Reberry, hired less than two months later, said she’s ready to move forward from the last year.
This week, though, some of the unrest lingered. In Tuesday’s election, three Middleton school board trustees were up for recall. Though the votes for and against recall were split roughly 50-50 for each trustee, the number of pro-recall votes did not meet the threshold needed to remove any trustee from office. Overall, only 11% of registered voters in those zones turned out to vote.
Two of the trustees told the Idaho Press they were ready for the district to move forward.
“It closes this chapter,” said trustee Tim Winkle. “I am relieved that I did not get recalled and look forward to repairing the district and moving forward with our new superintendent.”
Reberry said a different challenge in Middleton is the growth of the city, district and surrounding areas. The district’s enrollment is roughly 4,000 students.
The population of the city of Middleton itself has nearly doubled in the last decade. Population estimates from the Community Planning Association of Southwest Idaho put Middleton’s 2019 population at 9,710, up from 5,524 in the 2010 census.
To respond to growth, Reberry said her goal is to continue with the procedures already in place, like the district’s strategic plan, now in its third year, and current curriculum.
“They have gone through curriculum adoption, that seems to be working very well,” Reberry said.
She added that test data from Idaho Standards Achievement Tests and Idaho Reading Indicator shows Middleton student averages are higher than the rest of the state.

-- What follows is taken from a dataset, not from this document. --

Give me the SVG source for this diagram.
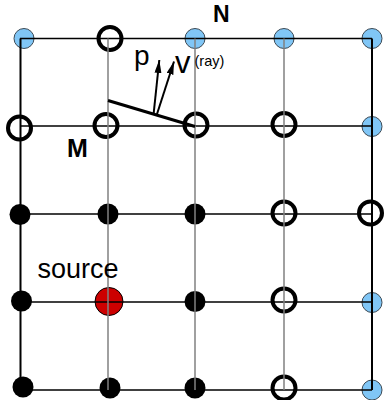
<svg xmlns="http://www.w3.org/2000/svg" width="384" height="400" viewBox="0 0 384 400">
<style>
.h{stroke:#000;stroke-width:1.5}
.vi{stroke:#808080;stroke-width:1.5}
.vo{stroke:#000;stroke-width:2}
.blue{fill:#80c6f6;stroke:#3c4a55;stroke-width:1}
.open{fill:none;stroke:#000;stroke-width:4}
.dot{fill:#000}
.src{fill:#cc0000;stroke:#000;stroke-width:1}
.lbl{font-family:"Liberation Sans",Arial,sans-serif;fill:#000}
.b{font-weight:bold}
.arr{stroke:#000;stroke-width:2;fill:none}
</style>
<defs>
<marker id="ah" markerUnits="userSpaceOnUse" markerWidth="14" markerHeight="8" refX="13" refY="3.5" orient="auto">
<path d="M0,0 L13,3.5 L0,7 Z" fill="#000"/>
</marker>
</defs>
<rect width="384" height="400" fill="#fff"/>
<g id="nodes">
<g id="n00"><circle class="blue" cx="24" cy="38.5" r="10"/></g>
<g id="n01"><circle class="open" cx="110" cy="38.5" r="11.5"/></g>
<g id="n02"><circle class="blue" cx="195" cy="38.5" r="10"/></g>
<g id="n03"><circle class="blue" cx="284" cy="38.5" r="10"/></g>
<g id="n04"><circle class="blue" cx="372" cy="38.5" r="10"/></g>
<g id="n10"><circle class="open" cx="19.5" cy="128" r="11.5"/></g>
<g id="n11"><circle class="open" cx="106" cy="125.5" r="11.5"/></g>
<g id="n12"><circle class="open" cx="196" cy="125" r="11.5"/></g>
<g id="n13"><circle class="open" cx="284" cy="124.5" r="11.5"/></g>
<g id="n14"><circle class="blue" cx="372" cy="126.5" r="10"/></g>
<g id="n20"><circle class="dot" cx="20" cy="214.5" r="10.5"/></g>
<g id="n21"><circle class="dot" cx="108" cy="214" r="10.5"/></g>
<g id="n22"><circle class="dot" cx="195" cy="214" r="10.5"/></g>
<g id="n23"><circle class="open" cx="284" cy="213" r="11.5"/></g>
<g id="n24"><circle class="open" cx="370.5" cy="213" r="11.5"/></g>
<g id="n30"><circle class="dot" cx="21.5" cy="301" r="10.5"/></g>
<g id="n31"><circle class="src" cx="109" cy="301.5" r="14"/></g>
<g id="n32"><circle class="dot" cx="195" cy="301.5" r="10.5"/></g>
<g id="n33"><circle class="open" cx="284" cy="300" r="11.5"/></g>
<g id="n34"><circle class="blue" cx="372" cy="302.5" r="10"/></g>
<g id="n40"><circle class="dot" cx="23" cy="387" r="10.5"/></g>
<g id="n41"><circle class="dot" cx="110" cy="388" r="10.5"/></g>
<g id="n42"><circle class="dot" cx="195" cy="388" r="10.5"/></g>
<g id="n43"><circle class="open" cx="284" cy="388" r="11.5"/></g>
<g id="n44"><circle class="blue" cx="372" cy="390" r="10"/></g>
</g>
<g id="connectors">
<line class="h" x1="20" y1="38.5" x2="372" y2="38.5"/>
<line class="h" x1="20" y1="126" x2="372" y2="126"/>
<line class="h" x1="20" y1="214" x2="372" y2="214"/>
<line class="h" x1="20" y1="302" x2="372" y2="302"/>
<line class="h" x1="20" y1="390" x2="372" y2="390"/>
<line class="vi" x1="108" y1="38.5" x2="108" y2="390"/>
<line class="vi" x1="195" y1="38.5" x2="195" y2="390"/>
<line class="vi" x1="284" y1="38.5" x2="284" y2="390"/>
<line class="vo" x1="20.5" y1="38.5" x2="20.5" y2="390"/>
<line class="vo" x1="372" y1="38.5" x2="372" y2="390"/>
<line x1="108" y1="100.5" x2="195" y2="126.5" stroke="#000" stroke-width="3"/>
<line class="arr" x1="153.5" y1="115" x2="159.3" y2="60" marker-end="url(#ah)"/>
<line class="arr" x1="156.7" y1="115" x2="174" y2="61.5" marker-end="url(#ah)"/>
</g>
<g id="labels">
<text class="lbl b" x="213" y="22" font-size="23">N</text>
<text class="lbl b" x="67" y="157" font-size="25">M</text>
<text class="lbl" x="134" y="64.5" font-size="28">p</text>
<text class="lbl" x="175" y="73" font-size="31">v</text>
<text class="lbl" x="194.5" y="65.5" font-size="14.5">(ray)</text>
<text class="lbl" x="37.5" y="278" font-size="27">source</text>
</g>
</svg>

“That shouts out to the work that we do,” Reberry said.
A JOB SHE ENJOYS
Reberry has never lived outside of Idaho and said Middleton reminds her of Twin Falls. Being a superintendent was always a goal of hers, she said, but no other superintendent openings seemed like the “right” fit, until the Middleton job.
“It felt right,” Reberry said. “This was the right timing, and I believe that things happen for a reason. Putting in for the job and going through the process, going through the meet and greets and listening as I go in and out of buildings and as community members have been visiting me, so far it has been a really good experience.”
Reberry said she enjoys “waking up and getting to work.”
The role of the superintendent is to advise the school board and manage the district. The Middleton School District, according to the June 2018 budget hearing, runs on a fiscal year budget of roughly $25 million and employs 51 people.
Reberry said after meeting with principals, teachers and walking through school buildings, she realized how much she missed the face-to-face contact after working at the Idaho Digital Learning Academy, adding that she had missed seeing teachers in action.
“Teachers are our biggest commodity,” Reberry said. “They are where it all happens. For me, getting back into the buildings and seeing that all happen is amazing.”
Reberry said she spent an hour at Middleton High School during the lunch hour and saw students interacting with teachers and staff.
“That is why we are here, that is why we educate,” Reberry said. “I am eager to keep that going.”